Mendocinha chegou ao cargo não apenas porque foi, desde sempre, um conspirador e golpista alinhado aos propósitos do chefe Cunha e seu funcionário Temer, como classificados pelo insuspeito Jucá. Também por isso, é verdade, mas principalmente pela sua ação em defesa do setor privatista da educação. Inimigo confesso dos programas que buscaram facilitar o acesso dos mais pobres ao ensino superior, o atual ministro e seu partido, o DEM, tentaram barrar esses programas na justiça, inclusive recorrendo ao STF.

Agora, o próprio Mendoncinha encarregou-se de delimitar muito claramente a distância que o separa de Gustavo Capanema.
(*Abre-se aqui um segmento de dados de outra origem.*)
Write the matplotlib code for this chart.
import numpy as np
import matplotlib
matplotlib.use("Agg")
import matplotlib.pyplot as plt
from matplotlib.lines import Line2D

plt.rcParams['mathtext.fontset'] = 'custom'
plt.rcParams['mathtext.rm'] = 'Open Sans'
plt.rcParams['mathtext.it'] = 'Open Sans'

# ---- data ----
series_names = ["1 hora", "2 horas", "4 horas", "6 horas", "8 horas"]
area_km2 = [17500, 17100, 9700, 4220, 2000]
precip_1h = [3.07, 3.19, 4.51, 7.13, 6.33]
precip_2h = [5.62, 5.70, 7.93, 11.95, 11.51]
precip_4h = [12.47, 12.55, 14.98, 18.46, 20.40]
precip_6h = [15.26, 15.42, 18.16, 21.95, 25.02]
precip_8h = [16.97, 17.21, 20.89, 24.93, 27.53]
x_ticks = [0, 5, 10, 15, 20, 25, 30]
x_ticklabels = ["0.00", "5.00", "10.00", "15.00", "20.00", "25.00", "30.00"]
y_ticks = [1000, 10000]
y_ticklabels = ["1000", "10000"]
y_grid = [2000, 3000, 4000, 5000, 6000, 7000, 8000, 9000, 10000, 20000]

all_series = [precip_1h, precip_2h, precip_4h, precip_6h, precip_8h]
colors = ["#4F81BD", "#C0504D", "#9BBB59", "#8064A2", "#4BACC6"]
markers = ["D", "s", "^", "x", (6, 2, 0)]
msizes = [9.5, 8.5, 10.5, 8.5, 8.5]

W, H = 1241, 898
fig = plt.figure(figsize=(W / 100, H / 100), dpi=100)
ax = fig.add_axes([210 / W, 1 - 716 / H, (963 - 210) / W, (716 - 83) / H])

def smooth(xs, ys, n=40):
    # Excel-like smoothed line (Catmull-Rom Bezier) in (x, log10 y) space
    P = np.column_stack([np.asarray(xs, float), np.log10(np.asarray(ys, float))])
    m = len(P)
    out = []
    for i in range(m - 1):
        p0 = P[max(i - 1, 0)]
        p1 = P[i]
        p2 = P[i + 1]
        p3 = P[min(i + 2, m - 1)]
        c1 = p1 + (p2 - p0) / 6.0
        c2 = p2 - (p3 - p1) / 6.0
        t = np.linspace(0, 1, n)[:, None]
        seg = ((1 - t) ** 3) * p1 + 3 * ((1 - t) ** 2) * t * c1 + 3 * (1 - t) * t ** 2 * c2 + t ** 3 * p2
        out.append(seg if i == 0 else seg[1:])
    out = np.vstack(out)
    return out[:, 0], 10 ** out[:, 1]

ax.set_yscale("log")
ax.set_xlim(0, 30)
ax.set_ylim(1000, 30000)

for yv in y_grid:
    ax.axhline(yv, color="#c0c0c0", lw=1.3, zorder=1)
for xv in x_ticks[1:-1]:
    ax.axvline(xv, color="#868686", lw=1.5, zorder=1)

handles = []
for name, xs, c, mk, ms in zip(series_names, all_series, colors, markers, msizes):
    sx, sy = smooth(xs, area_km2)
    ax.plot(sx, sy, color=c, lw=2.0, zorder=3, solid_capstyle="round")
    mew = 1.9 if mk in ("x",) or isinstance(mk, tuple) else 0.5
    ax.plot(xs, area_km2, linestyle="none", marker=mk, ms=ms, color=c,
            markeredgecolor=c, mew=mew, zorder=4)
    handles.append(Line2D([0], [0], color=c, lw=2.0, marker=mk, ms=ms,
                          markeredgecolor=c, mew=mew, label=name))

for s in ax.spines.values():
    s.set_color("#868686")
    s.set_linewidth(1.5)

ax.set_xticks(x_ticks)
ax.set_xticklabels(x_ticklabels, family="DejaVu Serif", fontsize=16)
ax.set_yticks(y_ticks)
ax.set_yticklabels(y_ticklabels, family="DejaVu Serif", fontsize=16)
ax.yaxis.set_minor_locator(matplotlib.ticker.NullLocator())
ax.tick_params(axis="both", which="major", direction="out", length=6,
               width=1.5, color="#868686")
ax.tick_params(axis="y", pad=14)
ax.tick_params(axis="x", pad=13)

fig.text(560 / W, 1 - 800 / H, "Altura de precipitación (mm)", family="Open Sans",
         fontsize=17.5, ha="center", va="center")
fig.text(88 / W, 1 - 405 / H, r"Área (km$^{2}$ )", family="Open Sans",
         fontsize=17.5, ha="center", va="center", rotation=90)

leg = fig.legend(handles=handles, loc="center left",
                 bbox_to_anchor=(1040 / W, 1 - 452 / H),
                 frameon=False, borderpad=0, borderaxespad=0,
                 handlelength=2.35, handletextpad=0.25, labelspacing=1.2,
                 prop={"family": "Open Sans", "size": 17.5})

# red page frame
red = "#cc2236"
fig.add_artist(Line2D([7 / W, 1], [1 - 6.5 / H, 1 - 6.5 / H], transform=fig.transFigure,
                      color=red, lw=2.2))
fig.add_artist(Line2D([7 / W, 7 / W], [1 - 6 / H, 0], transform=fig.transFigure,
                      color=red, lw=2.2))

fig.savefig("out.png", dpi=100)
Enquanto Capanema buscou aproximação com intelectuais com o reconhecimento de um Drummond, um Mário de Andrade, um Portinari, dentre tantos outros, Mendoncinha abriu as portas do Ministério, cínico e sorridente, para receber o ator pornô Alexandre Frota e o proprietário do grupo Revoltados Online, Marcelo Reis, além de outros do mesmo quilate. A indignação tomou conta do país. Afinal, que propostas pessoas com a ficha corrida desses dois brutamontes podem ter para a educação brasileira?

A indignação maior, entretanto, não deve ser com a imoral e caricata dupla de boçais. Não se poderia esperar deles o menor pudor ou recato, essa palavra colocada em moda nos últimos dias. Mas, houvesse nesse governo impostor e ilegítimo o menor traço de seriedade e decoro, o grupo não teria passado da portaria do prédio. Ao receber desavergonhadamente essa delegação em seu gabinete, Mendoncinha fez o Ministério descer ao rés do chão. Mendoncinha deu um tapa na cara da nação. Seu ato foi um escárnio, um deboche, uma provocação absurda, um louvor ao obscurantismo. A distância entre ele e Capanema nunca foi tão grande. O seu real tamanho político e intelectual, a sua diminuta estatura moral, nunca foram tão evidentes.